Just wondering if anybody here plays or knows of  a game called garrysmod, if you do, I run a dedicates server, its called facepunch furry build server (some time it will have *free* at the end of it). Hope to see you there if you do have gmod and are intrested.


----------



## Hybrid Project Alpha (May 28, 2008)

I recently bought GMod 10, but it runs horribly on my old computer. It'll have to wait until I get a new one


----------



## Armaetus (May 28, 2008)

Garry's Mod is a MOD not a game. Sandbox-fun type minus quests and crap like other games do.

And Garry is VERY picky and even aggressive on his forums, banning people over the most petty things.
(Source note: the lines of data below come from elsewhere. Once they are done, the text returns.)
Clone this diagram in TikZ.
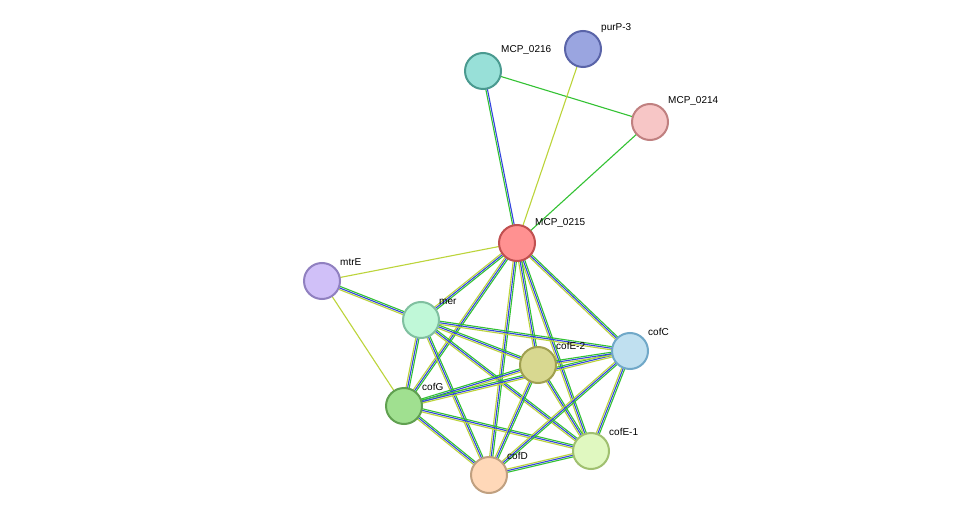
\documentclass[tikz,border=0pt]{standalone}
\usepackage{fontspec}
\setmainfont{Liberation Sans}
\usetikzlibrary{calc,backgrounds}
\definecolor{eg}{HTML}{33C233}
\definecolor{eb}{HTML}{3344E0}
\definecolor{ey}{HTML}{BCD43A}
\pgfdeclarelayer{bgzero}
\pgfsetlayers{bgzero,background,main}
\newcommand\myln[4]{\draw[#3,line width=1.1pt] ($(#1)!#4!90:(#2)$) -- ($(#2)!#4!-90:(#1)$);}
\newcommand\eone[3]{\myln{#1}{#2}{#3}{0pt}}
\newcommand\etwo[4]{\myln{#1}{#2}{#3}{-0.8pt}\myln{#1}{#2}{#4}{0.8pt}}
\newcommand\ethree[2]{\myln{#1}{#2}{ey}{-1.6pt}\myln{#1}{#2}{eb}{0pt}\myln{#1}{#2}{eg}{1.6pt}}
\begin{document}
\begin{tikzpicture}[x=1pt,y=-1pt,
  prot/.style={circle,minimum size=36pt,inner sep=0pt,line width=2pt},
  lab/.style={font=\fontsize{10pt}{11pt}\selectfont,anchor=south west,inner sep=1pt}]
\begin{pgfonlayer}{bgzero}
\fill[white] (0,0) rectangle (976,521);
\end{pgfonlayer}
\useasboundingbox (0,0) rectangle (976,521);
\node[prot,fill={rgb,255:red,154;green,165;blue,224},draw={rgb,255:red,90;green,100;blue,168}] (purP) at (583,49) {};
\node[prot,fill={rgb,255:red,152;green,224;blue,216},draw={rgb,255:red,74;green,154;blue,144}] (m216) at (483,71) {};
\node[prot,fill={rgb,255:red,247;green,198;blue,198},draw={rgb,255:red,192;green,128;blue,128}] (m214) at (650,122) {};
\node[prot,fill={rgb,255:red,255;green,145;blue,145},draw={rgb,255:red,192;green,80;blue,80}] (m215) at (517,243) {};
\node[prot,fill={rgb,255:red,208;green,192;blue,248},draw={rgb,255:red,144;green,128;blue,192}] (mtrE) at (322,281) {};
\node[prot,fill={rgb,255:red,192;green,248;blue,216},draw={rgb,255:red,128;green,192;blue,160}] (mer) at (421,320) {};
\node[prot,fill={rgb,255:red,192;green,224;blue,240},draw={rgb,255:red,112;green,168;blue,200}] (cofC) at (630,351) {};
\node[prot,fill={rgb,255:red,216;green,216;blue,144},draw={rgb,255:red,160;green,160;blue,80}] (cofE2) at (538,365) {};
\node[prot,fill={rgb,255:red,160;green,224;blue,144},draw={rgb,255:red,96;green,160;blue,80}] (cofG) at (404,406) {};
\node[prot,fill={rgb,255:red,224;green,248;blue,192},draw={rgb,255:red,160;green,192;blue,112}] (cofE1) at (591,451) {};
\node[prot,fill={rgb,255:red,255;green,216;blue,184},draw={rgb,255:red,192;green,160;blue,128}] (cofD) at (489,475) {};
\node[lab] (lpurP) at (600,34) {purP-3};
\node[lab] (l216) at (500,56) {MCP\_0216};
\node[lab] (l214) at (667,107) {MCP\_0214};
\node[lab] (l215) at (534,229) {MCP\_0215};
\node[lab] (lmtrE) at (339,267) {mtrE};
\node[lab] (lmer) at (438,306) {mer};
\node[lab] (lcofC) at (647,337) {cofC};
\node[lab] (lcofE2) at (555,351) {cofE-2};
\node[lab] (lcofG) at (421,392) {cofG};
\node[lab] (lcofE1) at (608,437) {cofE-1};
\node[lab] (lcofD) at (506,461) {cofD};
\begin{pgfonlayer}{background}
\eone{m216}{m214}{eg}
\etwo{m216}{m215}{eg}{eb}
\eone{purP}{m215}{ey}
\eone{m214}{m215}{eg}
\eone{m215}{mtrE}{ey}
\eone{mtrE}{cofG}{ey}
\ethree{mtrE}{mer}
\ethree{m215}{mer}
\ethree{m215}{cofG}
\ethree{m215}{cofD}
\ethree{m215}{cofE1}
\ethree{m215}{cofE2}
\ethree{m215}{cofC}
\ethree{mer}{cofG}
\ethree{mer}{cofD}
\ethree{mer}{cofE1}
\ethree{mer}{cofE2}
\ethree{mer}{cofC}
\ethree{cofG}{cofE2}
\ethree{cofG}{cofC}
\ethree{cofG}{cofE1}
\ethree{cofG}{cofD}
\ethree{cofE2}{cofC}
\ethree{cofE2}{cofE1}
\ethree{cofE2}{cofD}
\ethree{cofC}{cofE1}
\ethree{cofC}{cofD}
\ethree{cofE1}{cofD}
\end{pgfonlayer}
\end{tikzpicture}
\end{document}
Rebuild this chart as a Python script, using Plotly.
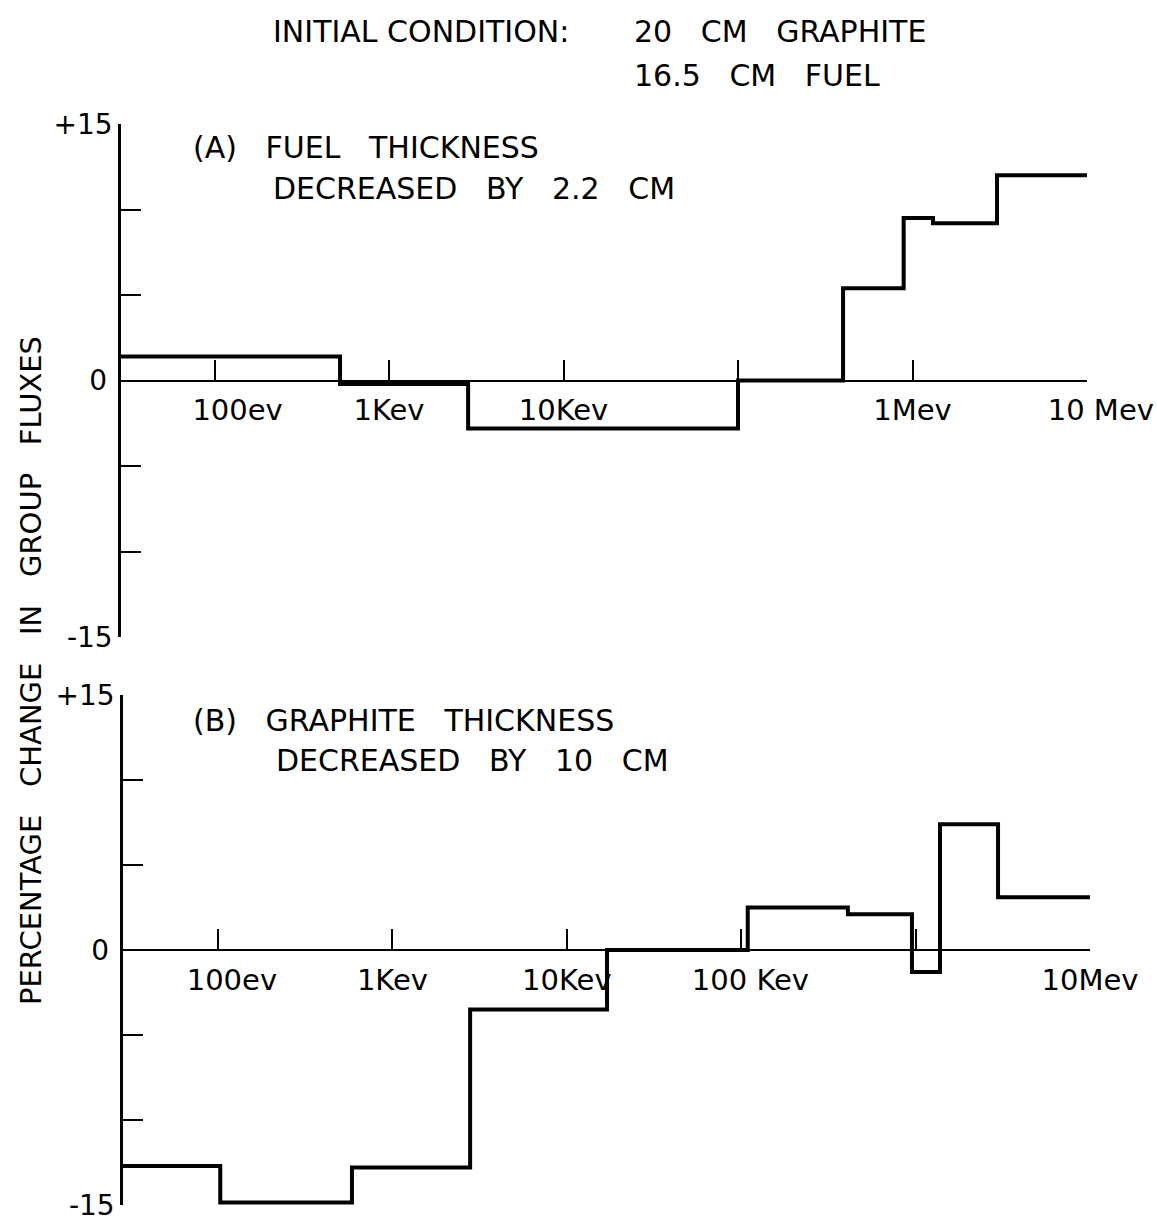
import plotly.graph_objects as go

# ---------------- data ----------------
# Panel A: fuel thickness decreased by 2.2 cm
a_edges_ev = [29, 524, 2840, 1.0e5, 4.0e5, 8.9e5, 1.31e6, 3.05e6, 1.0e7]
a_values = [1.4, -0.2, -2.8, 0.0, 5.4, 9.5, 9.2, 12.0]

# Panel B: graphite thickness decreased by 10 cm
b_edges_ev = [28.5, 103, 586, 2790, 1.7e4, 1.09e5, 4.09e5, 9.53e5, 1.38e6, 2.97e6, 1.0e7]
b_values = [-12.7, -14.85, -12.8, -3.5, 0.0, 2.5, 2.1, -1.3, 7.4, 3.1]

NB = "\u00a0"
x_tickvals = [1e2, 1e3, 1e4, 1e5, 1e6, 1e7]
a_ticktext = [NB * 5 + "100ev", "1Kev", "10Kev", "", "1Mev", NB * 3 + "10 Mev"]
b_ticktext = [NB * 3 + "100ev", "1Kev", "10Kev", NB * 2 + "100 Kev", "", "10Mev"]

y_tickvals = [-15, -10, -5, 0, 5, 10, 15]
y_ticktext = ["-15", "", "", "0\u2009", "", "", "+15"]

FONT = "DejaVu Sans"

W, H = 1157, 1224
ML, MR = 120, 66
PW = W - ML - MR


def px_x(p):
    return (p - ML) / PW


def px_y(p):
    return 1 - p / H


fig = go.Figure()

fig.add_trace(go.Scatter(
    x=a_edges_ev, y=a_values + [a_values[-1]], mode="lines",
    line=dict(shape="hv", color="black", width=4),
    xaxis="x", yaxis="y", showlegend=False, hoverinfo="skip"))

fig.add_trace(go.Scatter(
    x=b_edges_ev, y=b_values + [b_values[-1]], mode="lines",
    line=dict(shape="hv", color="black", width=4),
    xaxis="x2", yaxis="y2", showlegend=False, hoverinfo="skip"))

a_dom_y = [px_y(637), px_y(124)]
b_dom_y = [px_y(1205), px_y(695)]
a_dom_x = [px_x(121), px_x(1087)]
b_dom_x = [px_x(123), px_x(1090)]

xcommon = dict(type="log", tickvals=x_tickvals, ticks="inside", ticklen=20,
               tickwidth=2, tickcolor="black", showline=True, linecolor="black",
               linewidth=2, showgrid=False, zeroline=False, anchor="free",
               automargin=False, ticklabeloverflow="allow",
               tickfont=dict(family=FONT, size=29, color="black"),
               ticklabelstandoff=4)
ycommon = dict(range=[-15, 15], tickvals=y_tickvals, ticktext=y_ticktext,
               ticks="inside", ticklen=20, tickwidth=2, tickcolor="black",
               showline=True, linecolor="black", linewidth=2.5, showgrid=False,
               zeroline=False, automargin=False, ticklabeloverflow="allow",
               tickfont=dict(family=FONT, size=28, color="black"))

fig.update_layout(
    width=W, height=H,
    margin=dict(l=ML, r=MR, t=0, b=0, pad=0, autoexpand=False),
    paper_bgcolor="white", plot_bgcolor="white",
    xaxis=dict(domain=a_dom_x, range=[1.464, 7.0], ticktext=a_ticktext,
               position=(a_dom_y[0] + a_dom_y[1]) / 2, **xcommon),
    yaxis=dict(domain=a_dom_y, anchor="x", **ycommon),
    xaxis2=dict(domain=b_dom_x, range=[1.455, 7.0], ticktext=b_ticktext,
                position=(b_dom_y[0] + b_dom_y[1]) / 2, **xcommon),
    yaxis2=dict(domain=b_dom_y, anchor="x2", **ycommon),
)

big = dict(family=FONT, size=30, color="black")
mid = dict(family=FONT, size=30, color="black")

ann = [
    dict(text="INITIAL CONDITION:", x=px_x(271), y=px_y(31), font=big),
    dict(text="20   CM   GRAPHITE", x=px_x(632), y=px_y(31), font=big),
    dict(text="16.5   CM   FUEL", x=px_x(632), y=px_y(75), font=big),
    dict(text="(A)   FUEL   THICKNESS", x=px_x(191), y=px_y(147), font=mid),
    dict(text="DECREASED   BY   2.2   CM", x=px_x(271), y=px_y(188), font=mid),
    dict(text="(B)   GRAPHITE   THICKNESS", x=px_x(191), y=px_y(720), font=mid),
    dict(text="DECREASED   BY   10   CM", x=px_x(274), y=px_y(760), font=mid),
]
for a in ann:
    fig.add_annotation(xref="paper", yref="paper", xanchor="left",
                       yanchor="middle", showarrow=False, **a)

fig.add_annotation(text="PERCENTAGE   CHANGE   IN   GROUP   FLUXES",
                   xref="paper", yref="paper", x=px_x(31), y=px_y(671),
                   xanchor="center", yanchor="middle", textangle=-90,
                   showarrow=False, font=dict(family=FONT, size=29, color="black"))

fig.write_html("out.html")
I feel bad for all the users being duped to buying version 10....I wonder what he'll do once the free 9.x version reaches 10?

In all, GMod sucks.


----------



## OnyxVulpine (May 28, 2008)

mrchris said:


> Garry's Mod is a MOD not a game. Sandbox-fun type minus quests and crap like other games do.
> 
> And Garry is VERY picky and even aggressive on his forums, banning people over the most petty things.
> 
> ...



Does not compute.

It is fun but not worth really buying after you get Half-Life etc.


----------



## pyrospirit (May 29, 2008)

OnyxVulpine said:


> Does not compute.
> 
> It is fun but not worth really buying after you get Half-Life etc.



I personally think that it is worth buying, it is a very good game and you use your imagination.


----------



## OnyxVulpine (May 29, 2008)

Should be part of the Orange box


----------



## sean11790 (Jun 6, 2008)

heh the gmod is hilarious. totally worth it.


----------